## begin
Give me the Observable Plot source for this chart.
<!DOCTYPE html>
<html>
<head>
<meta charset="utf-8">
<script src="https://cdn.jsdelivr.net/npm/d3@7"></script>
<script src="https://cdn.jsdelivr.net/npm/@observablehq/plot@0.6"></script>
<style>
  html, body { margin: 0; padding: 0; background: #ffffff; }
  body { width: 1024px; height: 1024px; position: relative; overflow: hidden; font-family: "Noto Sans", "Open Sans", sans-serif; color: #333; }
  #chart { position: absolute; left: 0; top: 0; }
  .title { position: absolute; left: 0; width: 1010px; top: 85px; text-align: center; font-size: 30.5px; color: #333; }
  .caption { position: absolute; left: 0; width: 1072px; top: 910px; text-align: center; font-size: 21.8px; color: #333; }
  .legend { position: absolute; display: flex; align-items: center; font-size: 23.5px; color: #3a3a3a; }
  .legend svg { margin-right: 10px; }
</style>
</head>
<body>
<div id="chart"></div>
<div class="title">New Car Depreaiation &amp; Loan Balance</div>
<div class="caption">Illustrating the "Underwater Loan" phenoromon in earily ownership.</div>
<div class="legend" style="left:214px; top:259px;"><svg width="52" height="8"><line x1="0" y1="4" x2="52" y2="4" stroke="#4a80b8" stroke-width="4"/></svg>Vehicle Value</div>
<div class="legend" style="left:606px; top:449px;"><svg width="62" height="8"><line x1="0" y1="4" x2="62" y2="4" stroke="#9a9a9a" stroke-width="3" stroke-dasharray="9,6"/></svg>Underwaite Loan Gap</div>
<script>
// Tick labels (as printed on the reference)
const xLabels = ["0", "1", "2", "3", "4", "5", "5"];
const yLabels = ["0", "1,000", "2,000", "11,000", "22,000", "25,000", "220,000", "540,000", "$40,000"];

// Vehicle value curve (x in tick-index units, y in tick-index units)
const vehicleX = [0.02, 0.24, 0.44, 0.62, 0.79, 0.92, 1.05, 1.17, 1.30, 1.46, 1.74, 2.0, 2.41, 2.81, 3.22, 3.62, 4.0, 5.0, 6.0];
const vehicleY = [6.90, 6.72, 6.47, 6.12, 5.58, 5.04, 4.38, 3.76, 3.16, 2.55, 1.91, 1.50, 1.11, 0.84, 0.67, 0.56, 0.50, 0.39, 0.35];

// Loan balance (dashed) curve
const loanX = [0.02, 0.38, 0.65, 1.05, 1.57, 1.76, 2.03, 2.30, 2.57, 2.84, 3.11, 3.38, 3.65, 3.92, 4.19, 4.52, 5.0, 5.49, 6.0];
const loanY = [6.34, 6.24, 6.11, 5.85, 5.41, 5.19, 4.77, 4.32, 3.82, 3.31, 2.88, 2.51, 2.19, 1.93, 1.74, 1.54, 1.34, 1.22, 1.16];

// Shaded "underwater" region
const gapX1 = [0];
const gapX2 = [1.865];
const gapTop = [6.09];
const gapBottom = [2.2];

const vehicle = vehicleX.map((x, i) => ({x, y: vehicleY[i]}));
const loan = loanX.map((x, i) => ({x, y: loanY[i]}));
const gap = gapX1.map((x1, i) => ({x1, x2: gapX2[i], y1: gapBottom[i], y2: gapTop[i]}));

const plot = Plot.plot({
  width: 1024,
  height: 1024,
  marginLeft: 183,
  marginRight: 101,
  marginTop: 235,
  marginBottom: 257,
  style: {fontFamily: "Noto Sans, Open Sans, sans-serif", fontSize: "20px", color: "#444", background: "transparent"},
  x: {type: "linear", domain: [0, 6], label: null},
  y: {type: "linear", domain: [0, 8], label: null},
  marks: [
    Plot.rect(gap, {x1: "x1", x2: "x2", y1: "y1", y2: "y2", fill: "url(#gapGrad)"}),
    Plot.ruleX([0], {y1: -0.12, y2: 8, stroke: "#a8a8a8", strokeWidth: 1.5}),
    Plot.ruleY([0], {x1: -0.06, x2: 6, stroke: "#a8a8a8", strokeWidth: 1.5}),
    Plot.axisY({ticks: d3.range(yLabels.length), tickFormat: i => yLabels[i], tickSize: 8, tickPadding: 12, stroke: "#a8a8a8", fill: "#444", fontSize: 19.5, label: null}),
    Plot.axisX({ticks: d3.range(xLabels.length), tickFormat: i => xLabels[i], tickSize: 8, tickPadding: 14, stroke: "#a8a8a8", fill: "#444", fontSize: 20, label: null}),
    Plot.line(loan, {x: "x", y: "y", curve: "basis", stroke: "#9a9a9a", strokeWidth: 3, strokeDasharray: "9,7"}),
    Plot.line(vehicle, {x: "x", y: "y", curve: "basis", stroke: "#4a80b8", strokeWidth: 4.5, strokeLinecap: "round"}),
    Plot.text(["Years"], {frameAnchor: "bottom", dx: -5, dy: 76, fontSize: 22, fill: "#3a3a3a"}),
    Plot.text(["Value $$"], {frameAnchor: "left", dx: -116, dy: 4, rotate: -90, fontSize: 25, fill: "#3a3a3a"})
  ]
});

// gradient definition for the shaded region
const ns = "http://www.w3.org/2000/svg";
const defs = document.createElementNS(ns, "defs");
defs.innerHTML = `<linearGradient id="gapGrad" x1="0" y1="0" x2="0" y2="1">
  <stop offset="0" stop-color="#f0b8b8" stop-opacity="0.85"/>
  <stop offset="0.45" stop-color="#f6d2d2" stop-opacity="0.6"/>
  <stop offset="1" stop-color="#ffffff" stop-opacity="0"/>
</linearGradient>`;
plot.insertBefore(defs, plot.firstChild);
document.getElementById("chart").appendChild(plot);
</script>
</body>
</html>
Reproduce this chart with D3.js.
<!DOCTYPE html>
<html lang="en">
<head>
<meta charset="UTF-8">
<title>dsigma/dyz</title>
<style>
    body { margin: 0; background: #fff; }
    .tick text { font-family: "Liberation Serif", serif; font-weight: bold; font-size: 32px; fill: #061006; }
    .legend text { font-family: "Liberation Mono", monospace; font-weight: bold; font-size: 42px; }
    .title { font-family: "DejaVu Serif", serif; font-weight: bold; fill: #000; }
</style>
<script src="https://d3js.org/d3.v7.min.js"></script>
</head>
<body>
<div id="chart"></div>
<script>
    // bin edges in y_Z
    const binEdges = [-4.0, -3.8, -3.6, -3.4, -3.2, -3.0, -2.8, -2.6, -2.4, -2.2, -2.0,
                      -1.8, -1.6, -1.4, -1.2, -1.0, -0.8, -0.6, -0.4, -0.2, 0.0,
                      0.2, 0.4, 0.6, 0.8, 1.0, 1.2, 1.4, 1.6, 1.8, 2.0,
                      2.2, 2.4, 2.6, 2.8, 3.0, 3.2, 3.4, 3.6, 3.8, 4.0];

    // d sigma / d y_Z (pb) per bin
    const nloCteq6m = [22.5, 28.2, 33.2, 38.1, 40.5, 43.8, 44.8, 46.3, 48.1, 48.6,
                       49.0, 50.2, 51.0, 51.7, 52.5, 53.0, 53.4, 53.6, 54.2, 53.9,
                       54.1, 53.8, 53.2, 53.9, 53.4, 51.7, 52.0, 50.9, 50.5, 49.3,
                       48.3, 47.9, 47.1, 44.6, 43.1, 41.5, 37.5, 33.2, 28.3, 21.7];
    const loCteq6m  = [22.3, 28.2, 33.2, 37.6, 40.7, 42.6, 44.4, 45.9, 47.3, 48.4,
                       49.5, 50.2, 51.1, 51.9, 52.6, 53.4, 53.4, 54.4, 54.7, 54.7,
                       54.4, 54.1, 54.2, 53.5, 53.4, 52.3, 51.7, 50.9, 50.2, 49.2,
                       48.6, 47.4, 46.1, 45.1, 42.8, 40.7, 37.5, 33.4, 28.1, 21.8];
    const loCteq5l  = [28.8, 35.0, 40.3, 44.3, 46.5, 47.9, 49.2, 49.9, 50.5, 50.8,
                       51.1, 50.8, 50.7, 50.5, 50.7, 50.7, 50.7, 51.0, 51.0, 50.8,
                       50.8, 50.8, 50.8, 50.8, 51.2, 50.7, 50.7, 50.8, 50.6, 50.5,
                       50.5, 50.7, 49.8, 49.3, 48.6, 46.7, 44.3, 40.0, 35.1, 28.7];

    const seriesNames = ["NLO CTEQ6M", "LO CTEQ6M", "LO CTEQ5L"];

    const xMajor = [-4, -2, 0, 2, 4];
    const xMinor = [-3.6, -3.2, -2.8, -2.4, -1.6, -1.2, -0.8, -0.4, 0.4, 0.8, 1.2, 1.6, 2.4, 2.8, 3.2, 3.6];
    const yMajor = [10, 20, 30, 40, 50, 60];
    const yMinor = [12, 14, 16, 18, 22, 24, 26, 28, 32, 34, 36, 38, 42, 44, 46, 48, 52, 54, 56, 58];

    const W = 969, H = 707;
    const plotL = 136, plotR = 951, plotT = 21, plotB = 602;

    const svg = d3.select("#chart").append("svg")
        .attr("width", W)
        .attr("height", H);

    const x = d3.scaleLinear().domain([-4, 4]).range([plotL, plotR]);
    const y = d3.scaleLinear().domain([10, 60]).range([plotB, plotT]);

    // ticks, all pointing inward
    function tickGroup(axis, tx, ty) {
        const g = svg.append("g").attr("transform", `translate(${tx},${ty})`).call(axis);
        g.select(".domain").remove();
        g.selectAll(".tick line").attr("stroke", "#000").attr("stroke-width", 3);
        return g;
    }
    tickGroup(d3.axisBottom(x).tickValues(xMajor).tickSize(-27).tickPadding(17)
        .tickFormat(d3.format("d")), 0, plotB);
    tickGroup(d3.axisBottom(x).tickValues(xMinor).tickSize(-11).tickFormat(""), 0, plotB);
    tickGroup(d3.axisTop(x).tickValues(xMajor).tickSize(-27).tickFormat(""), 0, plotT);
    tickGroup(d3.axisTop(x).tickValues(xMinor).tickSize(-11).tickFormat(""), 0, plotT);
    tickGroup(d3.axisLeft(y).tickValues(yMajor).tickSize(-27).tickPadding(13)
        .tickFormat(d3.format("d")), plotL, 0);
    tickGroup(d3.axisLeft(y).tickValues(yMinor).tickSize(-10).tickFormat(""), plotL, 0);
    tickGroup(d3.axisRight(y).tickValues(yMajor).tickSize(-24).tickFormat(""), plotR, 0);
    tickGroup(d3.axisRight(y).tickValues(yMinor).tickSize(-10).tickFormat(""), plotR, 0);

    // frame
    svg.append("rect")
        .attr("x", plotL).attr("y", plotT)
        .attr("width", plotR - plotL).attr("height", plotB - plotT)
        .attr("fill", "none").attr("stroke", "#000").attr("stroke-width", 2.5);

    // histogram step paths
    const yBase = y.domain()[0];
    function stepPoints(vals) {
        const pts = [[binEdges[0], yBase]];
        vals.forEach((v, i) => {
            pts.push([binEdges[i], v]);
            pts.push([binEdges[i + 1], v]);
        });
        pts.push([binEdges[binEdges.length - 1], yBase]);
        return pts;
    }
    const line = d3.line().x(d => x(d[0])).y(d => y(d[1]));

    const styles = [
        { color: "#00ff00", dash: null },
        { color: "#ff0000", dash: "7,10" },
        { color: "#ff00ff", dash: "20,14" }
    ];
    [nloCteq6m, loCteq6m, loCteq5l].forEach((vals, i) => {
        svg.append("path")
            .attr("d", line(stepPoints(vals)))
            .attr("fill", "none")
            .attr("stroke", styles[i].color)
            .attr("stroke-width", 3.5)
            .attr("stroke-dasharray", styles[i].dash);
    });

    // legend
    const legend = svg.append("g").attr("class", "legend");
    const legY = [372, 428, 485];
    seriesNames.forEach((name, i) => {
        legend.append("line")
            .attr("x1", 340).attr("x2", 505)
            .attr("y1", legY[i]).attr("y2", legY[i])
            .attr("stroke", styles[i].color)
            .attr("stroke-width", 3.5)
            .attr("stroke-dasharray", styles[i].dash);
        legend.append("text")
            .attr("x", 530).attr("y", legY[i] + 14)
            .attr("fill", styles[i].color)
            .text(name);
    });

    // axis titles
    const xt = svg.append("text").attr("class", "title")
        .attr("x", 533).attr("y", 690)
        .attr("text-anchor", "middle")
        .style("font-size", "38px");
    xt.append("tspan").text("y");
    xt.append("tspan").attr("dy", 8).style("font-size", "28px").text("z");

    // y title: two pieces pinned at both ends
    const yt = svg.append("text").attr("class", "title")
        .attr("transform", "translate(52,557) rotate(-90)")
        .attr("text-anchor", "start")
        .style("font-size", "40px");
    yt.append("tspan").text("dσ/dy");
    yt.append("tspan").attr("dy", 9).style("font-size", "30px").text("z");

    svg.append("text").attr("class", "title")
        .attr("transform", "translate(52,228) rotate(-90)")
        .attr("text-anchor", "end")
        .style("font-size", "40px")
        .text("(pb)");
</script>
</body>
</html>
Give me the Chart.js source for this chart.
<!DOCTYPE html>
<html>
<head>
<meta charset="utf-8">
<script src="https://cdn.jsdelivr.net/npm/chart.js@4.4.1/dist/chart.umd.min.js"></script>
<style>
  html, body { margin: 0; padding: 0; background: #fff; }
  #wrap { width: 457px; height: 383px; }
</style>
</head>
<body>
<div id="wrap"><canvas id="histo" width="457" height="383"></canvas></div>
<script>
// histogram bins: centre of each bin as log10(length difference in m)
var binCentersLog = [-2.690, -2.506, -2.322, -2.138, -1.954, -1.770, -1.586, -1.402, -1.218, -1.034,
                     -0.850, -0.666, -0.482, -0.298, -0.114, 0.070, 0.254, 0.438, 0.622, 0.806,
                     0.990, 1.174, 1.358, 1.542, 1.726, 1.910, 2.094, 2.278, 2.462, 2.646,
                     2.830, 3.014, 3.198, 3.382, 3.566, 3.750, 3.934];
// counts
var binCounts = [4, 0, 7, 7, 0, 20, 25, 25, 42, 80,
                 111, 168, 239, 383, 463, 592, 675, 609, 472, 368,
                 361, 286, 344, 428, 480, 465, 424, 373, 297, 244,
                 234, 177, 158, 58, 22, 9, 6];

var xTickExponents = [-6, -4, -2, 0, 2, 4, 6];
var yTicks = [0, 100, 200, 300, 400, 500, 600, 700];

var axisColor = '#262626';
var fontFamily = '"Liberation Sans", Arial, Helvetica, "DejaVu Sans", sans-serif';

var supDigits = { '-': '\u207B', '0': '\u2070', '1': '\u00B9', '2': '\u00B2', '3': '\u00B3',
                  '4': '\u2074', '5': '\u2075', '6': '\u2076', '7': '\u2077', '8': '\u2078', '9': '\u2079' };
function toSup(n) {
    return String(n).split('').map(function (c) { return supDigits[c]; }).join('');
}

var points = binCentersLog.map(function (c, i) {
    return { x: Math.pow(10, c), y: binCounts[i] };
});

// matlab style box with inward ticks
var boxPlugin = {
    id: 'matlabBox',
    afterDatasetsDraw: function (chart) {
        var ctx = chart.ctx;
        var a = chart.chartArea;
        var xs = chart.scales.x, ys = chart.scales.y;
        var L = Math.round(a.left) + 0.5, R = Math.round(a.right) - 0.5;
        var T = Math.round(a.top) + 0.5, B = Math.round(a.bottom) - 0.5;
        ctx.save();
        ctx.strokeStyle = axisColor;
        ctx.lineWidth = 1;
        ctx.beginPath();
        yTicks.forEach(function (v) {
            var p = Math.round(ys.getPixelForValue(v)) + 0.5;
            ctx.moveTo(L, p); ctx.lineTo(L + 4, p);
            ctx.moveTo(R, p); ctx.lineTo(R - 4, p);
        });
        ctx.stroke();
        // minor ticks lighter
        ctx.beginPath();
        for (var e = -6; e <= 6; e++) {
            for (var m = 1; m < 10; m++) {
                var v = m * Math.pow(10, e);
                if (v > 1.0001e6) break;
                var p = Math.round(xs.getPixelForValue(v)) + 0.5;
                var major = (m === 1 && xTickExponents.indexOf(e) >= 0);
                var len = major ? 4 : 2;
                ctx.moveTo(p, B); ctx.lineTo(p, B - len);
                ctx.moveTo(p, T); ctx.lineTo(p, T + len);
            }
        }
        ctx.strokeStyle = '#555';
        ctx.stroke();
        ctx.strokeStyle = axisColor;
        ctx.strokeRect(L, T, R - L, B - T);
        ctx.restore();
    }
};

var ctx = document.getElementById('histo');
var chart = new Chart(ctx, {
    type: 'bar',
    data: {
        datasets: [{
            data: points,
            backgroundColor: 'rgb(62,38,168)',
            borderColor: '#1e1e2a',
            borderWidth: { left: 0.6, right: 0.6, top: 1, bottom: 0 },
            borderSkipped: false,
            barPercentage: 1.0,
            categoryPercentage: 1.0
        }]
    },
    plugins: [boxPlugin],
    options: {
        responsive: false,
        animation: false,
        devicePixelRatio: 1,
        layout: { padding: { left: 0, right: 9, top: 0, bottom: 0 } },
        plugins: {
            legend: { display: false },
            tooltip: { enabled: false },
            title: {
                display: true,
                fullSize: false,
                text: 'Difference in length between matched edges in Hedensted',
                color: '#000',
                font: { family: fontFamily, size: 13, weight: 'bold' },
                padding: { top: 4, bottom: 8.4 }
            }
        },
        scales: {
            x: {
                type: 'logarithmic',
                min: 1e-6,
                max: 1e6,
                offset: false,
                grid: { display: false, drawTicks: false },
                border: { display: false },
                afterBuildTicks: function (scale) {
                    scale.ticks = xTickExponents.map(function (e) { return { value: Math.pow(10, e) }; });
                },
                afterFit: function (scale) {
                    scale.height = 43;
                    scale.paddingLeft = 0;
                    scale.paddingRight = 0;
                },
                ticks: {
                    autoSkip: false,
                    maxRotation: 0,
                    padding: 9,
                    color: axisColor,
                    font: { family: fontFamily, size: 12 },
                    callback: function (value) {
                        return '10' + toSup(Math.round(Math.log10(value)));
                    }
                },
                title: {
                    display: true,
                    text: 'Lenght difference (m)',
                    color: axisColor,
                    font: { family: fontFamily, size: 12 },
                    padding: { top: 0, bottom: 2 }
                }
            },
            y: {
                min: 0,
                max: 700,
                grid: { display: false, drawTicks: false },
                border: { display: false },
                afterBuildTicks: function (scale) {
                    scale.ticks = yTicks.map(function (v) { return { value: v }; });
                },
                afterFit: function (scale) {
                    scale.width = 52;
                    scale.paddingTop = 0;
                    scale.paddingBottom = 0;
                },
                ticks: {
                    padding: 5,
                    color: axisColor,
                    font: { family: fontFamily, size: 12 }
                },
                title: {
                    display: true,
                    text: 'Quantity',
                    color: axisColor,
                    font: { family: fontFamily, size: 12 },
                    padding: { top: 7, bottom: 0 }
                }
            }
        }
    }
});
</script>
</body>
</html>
## end
#### [STATED TASK]
Starting at the first line of the entries above, please extract each line up to and including the line with "0.50, 0.39, 0.35];", unchanged, and add nothing.

#### [SOLUTION]
Give me the Observable Plot source for this chart.
<!DOCTYPE html>
<html>
<head>
<meta charset="utf-8">
<script src="https://cdn.jsdelivr.net/npm/d3@7"></script>
<script src="https://cdn.jsdelivr.net/npm/@observablehq/plot@0.6"></script>
<style>
  html, body { margin: 0; padding: 0; background: #ffffff; }
  body { width: 1024px; height: 1024px; position: relative; overflow: hidden; font-family: "Noto Sans", "Open Sans", sans-serif; color: #333; }
  #chart { position: absolute; left: 0; top: 0; }
  .title { position: absolute; left: 0; width: 1010px; top: 85px; text-align: center; font-size: 30.5px; color: #333; }
  .caption { position: absolute; left: 0; width: 1072px; top: 910px; text-align: center; font-size: 21.8px; color: #333; }
  .legend { position: absolute; display: flex; align-items: center; font-size: 23.5px; color: #3a3a3a; }
  .legend svg { margin-right: 10px; }
</style>
</head>
<body>
<div id="chart"></div>
<div class="title">New Car Depreaiation &amp; Loan Balance</div>
<div class="caption">Illustrating the "Underwater Loan" phenoromon in earily ownership.</div>
<div class="legend" style="left:214px; top:259px;"><svg width="52" height="8"><line x1="0" y1="4" x2="52" y2="4" stroke="#4a80b8" stroke-width="4"/></svg>Vehicle Value</div>
<div class="legend" style="left:606px; top:449px;"><svg width="62" height="8"><line x1="0" y1="4" x2="62" y2="4" stroke="#9a9a9a" stroke-width="3" stroke-dasharray="9,6"/></svg>Underwaite Loan Gap</div>
<script>
// Tick labels (as printed on the reference)
const xLabels = ["0", "1", "2", "3", "4", "5", "5"];
const yLabels = ["0", "1,000", "2,000", "11,000", "22,000", "25,000", "220,000", "540,000", "$40,000"];

// Vehicle value curve (x in tick-index units, y in tick-index units)
const vehicleX = [0.02, 0.24, 0.44, 0.62, 0.79, 0.92, 1.05, 1.17, 1.30, 1.46, 1.74, 2.0, 2.41, 2.81, 3.22, 3.62, 4.0, 5.0, 6.0];
const vehicleY = [6.90, 6.72, 6.47, 6.12, 5.58, 5.04, 4.38, 3.76, 3.16, 2.55, 1.91, 1.50, 1.11, 0.84, 0.67, 0.56, 0.50, 0.39, 0.35];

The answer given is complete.